Guide to spot TV licence complaints
Published 10/10/2010 | 09:34
TV licence fee staff have been issued with a manual advising that customers who use the words "idiots", "shambles" or "useless" are likely to be making a complaint.
Other indications that a viewer may be unhappy include use of capital letters or the phrases, "When will you people listen?", "Who do you think you are?" and "Sort yourselves out!"
The document also reveals quirks in the rules about who needs a licence - the Queen, prisoners and diplomats do not, but all other Royals and prison officers who live in the grounds of a jail do.
The 964-page official handbook, which was released following a Freedom of Information request, sets out in detail how the fee should be administered.
A large section is dedicated to dealing with complaints, including prepared answers to regular objections about the BBC's "offensive" programmes and the aggressive tone of licence fee warning letters that could "shock" elderly people.
Staff are advised to look out for particular "keywords" suggesting a customer is protesting about some aspect of the £145.50-a-year fee.
These include: "compensation", "complaint", "disgraceful", "disgusted", "incompetent", "appalling", "furious", "intimidation", "mistakes", "harassment", "rude", "threatening", "outrageous", "upsetting", "unacceptable" and swear words.
The document adds: "Remember underlining of key words and phrases or the use of bold or capital letters designed to make certain parts of a letter stand out is also an indication of a complaint."

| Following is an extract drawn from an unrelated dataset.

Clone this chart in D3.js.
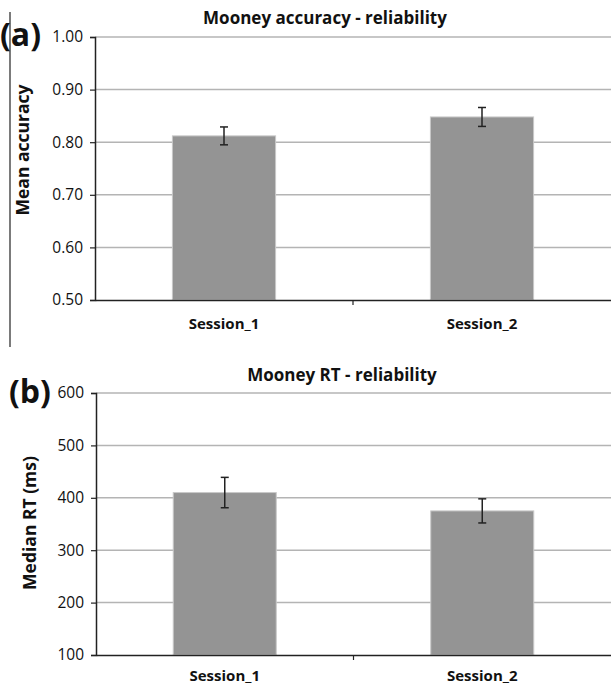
<!DOCTYPE html>
<html lang="en">
<head>
	<meta charset="UTF-8">
	<title>Mooney reliability</title>
	<style>
		body { margin: 0; background: #fff; }
		text { font-family: "Open Sans", "Noto Sans", sans-serif; }
	</style>
	<script src="https://d3js.org/d3.v7.min.js"></script>
</head>
<body>
	<script type="text/javascript">
		const width = 611;
		const height = 686;

		// data
		const sessions = ["Session_1", "Session_2"];
		const accMean = [0.812, 0.848];
		const accErr = [0.017, 0.018];
		const rtMean = [410, 375];
		const rtErr = [29, 23];
		const accTicks = [0.5, 0.6, 0.7, 0.8, 0.9, 1.0];
		const rtTicks = [100, 200, 300, 400, 500, 600];

		const svg = d3.select("body").append("svg")
			.attr("width", width)
			.attr("height", height);

		// frame line at the left of panel (a)
		svg.append("line")
			.attr("x1", 10).attr("x2", 10)
			.attr("y1", 12).attr("y2", 347)
			.style("stroke", "#222")
			.style("stroke-width", 1.2);

		function panel(opts) {
			const x = d3.scaleBand()
				.domain(sessions)
				.range([opts.left, width])
				.paddingInner(0.6)
				.paddingOuter(0.3);
			const y = d3.scaleLinear()
				.domain(opts.domain)
				.range([opts.bottom, opts.top]);

			const g = svg.append("g");

			// gridlines
			g.selectAll(".grid")
				.data(opts.ticks.slice(1))
				.join("line")
				.attr("x1", opts.left).attr("x2", width)
				.attr("y1", d => y(d)).attr("y2", d => y(d))
				.style("stroke", "#b4b4b4")
				.style("stroke-width", 1.5);

			// bars
			g.selectAll(".bar")
				.data(opts.mean)
				.join("rect")
				.attr("x", (d, i) => x(sessions[i]))
				.attr("width", x.bandwidth())
				.attr("y", d => y(d))
				.attr("height", d => y(opts.domain[0]) - y(d))
				.style("fill", "#949494")
				.style("stroke", "#c8c8c8")
				.style("stroke-width", 1);

			// error bars
			const eb = g.selectAll(".err")
				.data(opts.mean)
				.join("g")
				.attr("transform", (d, i) => `translate(${x(sessions[i]) + x.bandwidth() / 2},0)`);
			eb.append("line")
				.attr("y1", (d, i) => y(d + opts.err[i]))
				.attr("y2", (d, i) => y(d - opts.err[i]))
				.style("stroke", "#222").style("stroke-width", 1.5);
			eb.append("line")
				.attr("x1", -4).attr("x2", 4)
				.attr("y1", (d, i) => y(d + opts.err[i]))
				.attr("y2", (d, i) => y(d + opts.err[i]))
				.style("stroke", "#222").style("stroke-width", 1.5);
			eb.append("line")
				.attr("x1", -4).attr("x2", 4)
				.attr("y1", (d, i) => y(d - opts.err[i]))
				.attr("y2", (d, i) => y(d - opts.err[i]))
				.style("stroke", "#222").style("stroke-width", 1.5);

			// y axis
			const yAxis = g.append("g")
				.attr("transform", `translate(${opts.left},0)`)
				.call(d3.axisLeft(y).tickValues(opts.ticks).tickFormat(opts.fmt).tickSize(5).tickPadding(7));
			yAxis.select(".domain").style("stroke", "#222").style("stroke-width", 1.5);
			yAxis.selectAll(".tick line").style("stroke", "#222").style("stroke-width", 1.2);
			yAxis.selectAll("text")
				.style("font-size", "15.5px")
				.style("fill", "#111");

			// x axis
			const xAxis = g.append("g")
				.attr("transform", `translate(0,${opts.bottom})`)
				.call(d3.axisBottom(x).tickSize(0).tickPadding(opts.xPad));
			xAxis.select(".domain").style("stroke", "#222").style("stroke-width", 1.5);
			xAxis.selectAll("text")
				.style("font-size", "15px")
				.style("font-weight", "bold")
				.style("fill", "#111");
			// tick between the categories
			g.append("line")
				.attr("x1", (x(sessions[0]) + x.bandwidth() + x(sessions[1])) / 2)
				.attr("x2", (x(sessions[0]) + x.bandwidth() + x(sessions[1])) / 2)
				.attr("y1", opts.bottom).attr("y2", opts.bottom + 5)
				.style("stroke", "#222").style("stroke-width", 1.2);

			// title
			g.append("text")
				.attr("x", opts.titleX)
				.attr("y", opts.titleY)
				.attr("text-anchor", "middle")
				.style("font-size", "17px")
				.style("font-weight", "bold")
				.style("fill", "#111")
				.text(opts.title);

			// y label
			g.append("text")
				.attr("transform", `translate(${opts.labelX},${opts.labelY}) rotate(-90)`)
				.attr("text-anchor", "middle")
				.style("font-size", "17.5px")
				.style("font-weight", "bold")
				.style("fill", "#111")
				.text(opts.ylabel);

			// panel letter
			g.append("text")
				.attr("x", opts.letterX)
				.attr("y", opts.letterY)
				.style("font-size", "32px")
				.style("font-weight", "bold")
				.style("fill", "#111")
				.text(opts.letter);
		}

		panel({
			left: 95, top: 37, bottom: 300, xPad: 18,
			domain: [0.5, 1.0], ticks: accTicks, fmt: d3.format(".2f"),
			mean: accMean, err: accErr,
			title: "Mooney accuracy - reliability", titleX: 325, titleY: 24,
			ylabel: "Mean accuracy", labelX: 29, labelY: 150,
			letter: "(a)", letterX: 0, letterY: 46
		});

		panel({
			left: 96, top: 393, bottom: 655, xPad: 15,
			domain: [100, 600], ticks: rtTicks, fmt: d3.format("d"),
			mean: rtMean, err: rtErr,
			title: "Mooney RT - reliability", titleX: 342, titleY: 381,
			ylabel: "Median RT (ms)", labelX: 36, labelY: 523,
			letter: "(b)", letterX: 9, letterY: 403
		});
	</script>
</body>
</html>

Officials are given stock answers to common criticisms of the licence, including "The BBC is producing poor programmes, some are offensive, I am only going to pay a proportion of the fee" and "If an old person had received this letter they would have been very shocked".
The two main companies contracted by the BBC to administer the TV licence received 35,000 complaints in 2008 and 37,000 in 2009, according to the TV Licensing website.